● **Aim of the exercise**: Copy everything in the data below exactly except the pictures.

● **Dataset excerpt**:

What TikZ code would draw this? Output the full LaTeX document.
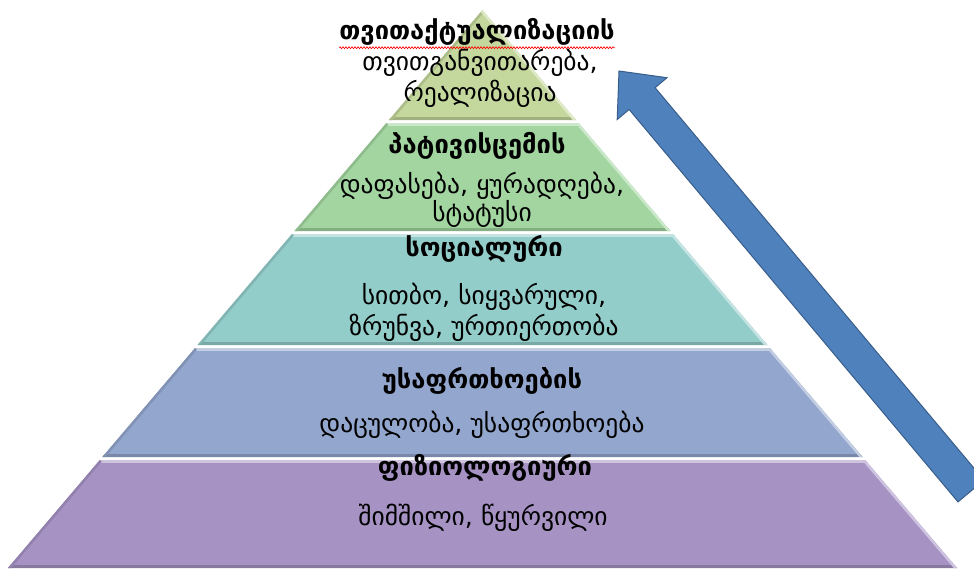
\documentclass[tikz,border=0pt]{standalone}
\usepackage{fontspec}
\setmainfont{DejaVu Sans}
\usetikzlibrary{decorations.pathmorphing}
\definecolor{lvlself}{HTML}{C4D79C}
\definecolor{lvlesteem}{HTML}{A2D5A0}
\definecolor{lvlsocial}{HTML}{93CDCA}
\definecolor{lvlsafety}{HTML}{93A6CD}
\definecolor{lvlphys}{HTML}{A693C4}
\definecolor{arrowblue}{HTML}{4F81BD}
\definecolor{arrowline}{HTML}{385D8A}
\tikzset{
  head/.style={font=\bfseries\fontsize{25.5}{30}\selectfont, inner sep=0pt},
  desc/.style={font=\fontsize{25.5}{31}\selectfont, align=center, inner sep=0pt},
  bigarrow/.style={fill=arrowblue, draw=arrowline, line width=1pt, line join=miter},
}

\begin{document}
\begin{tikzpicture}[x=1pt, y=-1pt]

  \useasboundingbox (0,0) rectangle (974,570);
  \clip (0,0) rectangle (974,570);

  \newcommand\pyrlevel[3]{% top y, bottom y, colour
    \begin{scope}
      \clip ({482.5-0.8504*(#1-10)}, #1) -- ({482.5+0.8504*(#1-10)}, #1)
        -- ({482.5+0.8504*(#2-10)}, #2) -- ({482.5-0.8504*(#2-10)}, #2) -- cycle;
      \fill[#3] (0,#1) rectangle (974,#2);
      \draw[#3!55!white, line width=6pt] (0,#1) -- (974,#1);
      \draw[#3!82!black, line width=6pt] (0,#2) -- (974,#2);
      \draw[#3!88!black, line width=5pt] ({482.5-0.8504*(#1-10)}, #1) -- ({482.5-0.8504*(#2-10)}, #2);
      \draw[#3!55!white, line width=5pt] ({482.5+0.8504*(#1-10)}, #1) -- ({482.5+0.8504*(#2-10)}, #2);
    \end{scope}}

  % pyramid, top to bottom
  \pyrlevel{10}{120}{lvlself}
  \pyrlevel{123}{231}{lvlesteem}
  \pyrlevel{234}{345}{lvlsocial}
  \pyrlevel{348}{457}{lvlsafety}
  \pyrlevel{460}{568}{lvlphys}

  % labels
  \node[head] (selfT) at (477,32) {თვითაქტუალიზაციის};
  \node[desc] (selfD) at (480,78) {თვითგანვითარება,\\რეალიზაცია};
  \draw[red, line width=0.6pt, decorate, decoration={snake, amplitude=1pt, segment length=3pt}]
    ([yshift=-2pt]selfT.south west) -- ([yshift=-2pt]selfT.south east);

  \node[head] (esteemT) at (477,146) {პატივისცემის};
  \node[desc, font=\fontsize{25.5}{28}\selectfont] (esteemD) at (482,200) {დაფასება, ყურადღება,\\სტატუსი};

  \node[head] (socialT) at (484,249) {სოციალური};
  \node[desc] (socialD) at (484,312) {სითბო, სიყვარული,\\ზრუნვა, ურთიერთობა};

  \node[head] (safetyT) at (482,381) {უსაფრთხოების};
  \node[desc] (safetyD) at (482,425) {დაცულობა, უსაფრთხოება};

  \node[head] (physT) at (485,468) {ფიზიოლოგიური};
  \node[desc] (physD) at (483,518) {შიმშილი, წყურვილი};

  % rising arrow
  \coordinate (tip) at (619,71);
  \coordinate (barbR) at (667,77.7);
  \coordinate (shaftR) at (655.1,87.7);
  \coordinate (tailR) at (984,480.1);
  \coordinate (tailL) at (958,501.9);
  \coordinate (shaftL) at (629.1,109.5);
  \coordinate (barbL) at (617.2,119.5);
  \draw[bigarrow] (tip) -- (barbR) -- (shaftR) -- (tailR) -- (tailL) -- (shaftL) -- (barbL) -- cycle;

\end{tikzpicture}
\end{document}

● **Reply to the exercise**:
What TikZ code would draw this? Output the full LaTeX document.
\documentclass[tikz,border=0pt]{standalone}
\usepackage{fontspec}
\setmainfont{DejaVu Sans}
\usetikzlibrary{decorations.pathmorphing}
\definecolor{lvlself}{HTML}{C4D79C}
\definecolor{lvlesteem}{HTML}{A2D5A0}
\definecolor{lvlsocial}{HTML}{93CDCA}
\definecolor{lvlsafety}{HTML}{93A6CD}
\definecolor{lvlphys}{HTML}{A693C4}
\definecolor{arrowblue}{HTML}{4F81BD}
\definecolor{arrowline}{HTML}{385D8A}
\tikzset{
  head/.style={font=\bfseries\fontsize{25.5}{30}\selectfont, inner sep=0pt},
  desc/.style={font=\fontsize{25.5}{31}\selectfont, align=center, inner sep=0pt},
  bigarrow/.style={fill=arrowblue, draw=arrowline, line width=1pt, line join=miter},
}

\begin{document}
\begin{tikzpicture}[x=1pt, y=-1pt]

  \useasboundingbox (0,0) rectangle (974,570);
  \clip (0,0) rectangle (974,570);

  \newcommand\pyrlevel[3]{% top y, bottom y, colour
    \begin{scope}
      \clip ({482.5-0.8504*(#1-10)}, #1) -- ({482.5+0.8504*(#1-10)}, #1)
        -- ({482.5+0.8504*(#2-10)}, #2) -- ({482.5-0.8504*(#2-10)}, #2) -- cycle;
      \fill[#3] (0,#1) rectangle (974,#2);
      \draw[#3!55!white, line width=6pt] (0,#1) -- (974,#1);
      \draw[#3!82!black, line width=6pt] (0,#2) -- (974,#2);
      \draw[#3!88!black, line width=5pt] ({482.5-0.8504*(#1-10)}, #1) -- ({482.5-0.8504*(#2-10)}, #2);
      \draw[#3!55!white, line width=5pt] ({482.5+0.8504*(#1-10)}, #1) -- ({482.5+0.8504*(#2-10)}, #2);
    \end{scope}}

  % pyramid, top to bottom
  \pyrlevel{10}{120}{lvlself}
  \pyrlevel{123}{231}{lvlesteem}
  \pyrlevel{234}{345}{lvlsocial}
  \pyrlevel{348}{457}{lvlsafety}
  \pyrlevel{460}{568}{lvlphys}

  % labels
  \node[head] (selfT) at (477,32) {თვითაქტუალიზაციის};
  \node[desc] (selfD) at (480,78) {თვითგანვითარება,\\რეალიზაცია};
  \draw[red, line width=0.6pt, decorate, decoration={snake, amplitude=1pt, segment length=3pt}]
    ([yshift=-2pt]selfT.south west) -- ([yshift=-2pt]selfT.south east);

  \node[head] (esteemT) at (477,146) {პატივისცემის};
  \node[desc, font=\fontsize{25.5}{28}\selectfont] (esteemD) at (482,200) {დაფასება, ყურადღება,\\სტატუსი};

  \node[head] (socialT) at (484,249) {სოციალური};
  \node[desc] (socialD) at (484,312) {სითბო, სიყვარული,\\ზრუნვა, ურთიერთობა};

  \node[head] (safetyT) at (482,381) {უსაფრთხოების};
  \node[desc] (safetyD) at (482,425) {დაცულობა, უსაფრთხოება};

  \node[head] (physT) at (485,468) {ფიზიოლოგიური};
  \node[desc] (physD) at (483,518) {შიმშილი, წყურვილი};

  % rising arrow
  \coordinate (tip) at (619,71);
  \coordinate (barbR) at (667,77.7);
  \coordinate (shaftR) at (655.1,87.7);
  \coordinate (tailR) at (984,480.1);
  \coordinate (tailL) at (958,501.9);
  \coordinate (shaftL) at (629.1,109.5);
  \coordinate (barbL) at (617.2,119.5);
  \draw[bigarrow] (tip) -- (barbR) -- (shaftR) -- (tailR) -- (tailL) -- (shaftL) -- (barbL) -- cycle;

\end{tikzpicture}
\end{document}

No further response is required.